On balance, the evidence points the other way. In descriptive terms, Ofqual has noted the combined “breadth of content” and depth of study in A levels that make them “amongst the most demanding” of international qualifications.

Then there is the role of universities. It was in the 1560s that the universities of Oxford and Cambridge began to respond decisively to a new clientele of undergraduates - a “middling sort” in the language of the time - looking for useful forms of subject knowledge in order to gain an employment edge. Remarkably, the undergraduate curriculum based on an evolving set of discrete subjects has determined the structure of the advanced school curriculum ever since. This connection was reinforced in the 1850s with the creation by the two ancient universities of national tests (the “middle-class exams”). A century later this development had grown to seven exam boards, six of which, collectively, were controlled by 11 universities.

Subjects must evolve

Recent decades have seen a relative loss of nerve in higher education, a dangerous development if a successful balance within traditional arrangements is to be maintained. Compared with earlier generations, the leaders of prominent universities have played coy recently when courted by education secretary Michael Gove to take the lead in reforming A levels.

Does all this leave A levels a second-best historical relic? Prominent graduate recruiters do not think so (although they want recruits with both high grades and effective skills). Many universities retain predominantly single-honours degree programmes in traditional subjects, but no one argues seriously that this impedes the creation of a UK knowledge economy.

Moreover, there are cultural and human arguments for the status quo, ones that are consistently underestimated by those baccalaureate proponents suspicious of A levels as somehow elitist and a barrier to inclusion.

Achievement at A level boosts the self-confidence of students across the social spectrum. It is reliant on good teaching, rather than being accessible only to a minority social caste. Labour market studies show that success in subject learning is rewarded in the job market. More importantly, disciplinary training in a subject that a student has already come to love aged 17 remains a wellspring of personal fulfilment. For these reasons it is regrettable that Gove’s reforms are highly likely to reduce the intake and retard achievement.

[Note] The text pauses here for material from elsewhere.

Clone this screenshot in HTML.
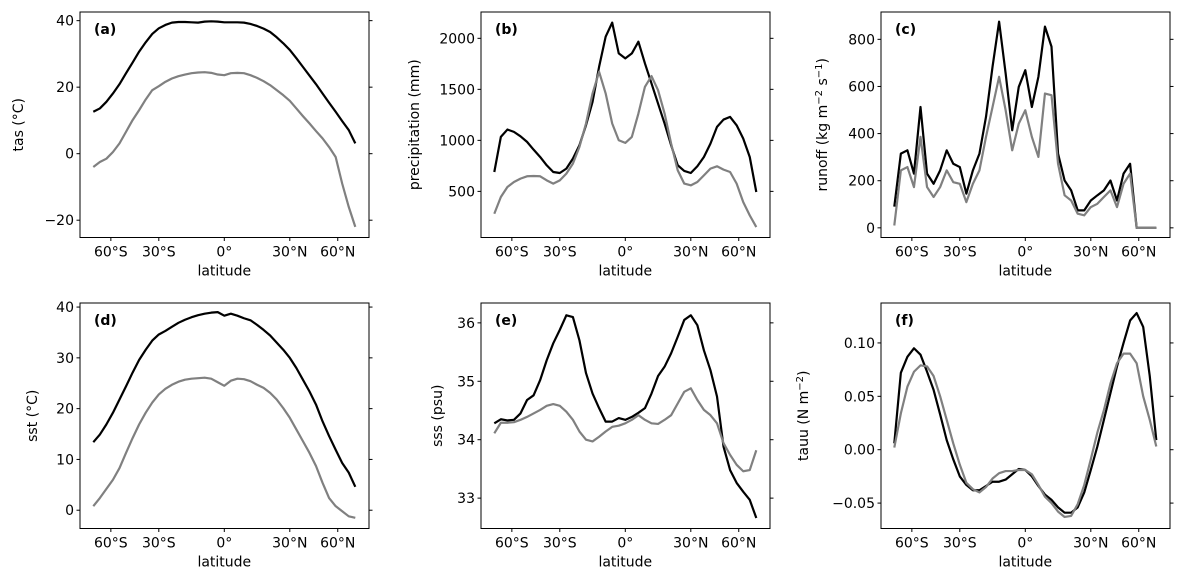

The mix on offer, however, must not be static or anachronistic. As in the past, the set of valued subjects needs to evolve. Latin may remain available but, in contemporary digital Britain, why should media studies be disdained by the dons? And, as Gove understands, inter-subject breadth and modularity has its hazards and holds no intrinsic educational merit. Courses need coherence, and a generation ago it was the most able undergraduates who were selected for joint-honours programmes, these being seen, like today’s IB, as the most demanding.

Finally, we have no track record of breadth. We experimented for three decades from 1918 with a mandatory baccalaureate: the school certificate (at 16-plus) and the higher school certificate (at 18-plus). But they were fatally undermined by the problem of breadth, as complaints mounted that highly capable students, talented in specific subjects, were failing to matriculate or gain employment due to the requirement that all subjects be passed.

National history and locus, it turns out, really do matter. As Alexander Pope urged in another context, to imagine the future one must first “consult the genius of the place in all”.

William Richardson is general secretary of the Headmasters’ and Headmistresses’ Conference and visiting professor at the University of Exeter. He writes here in a personal capacity.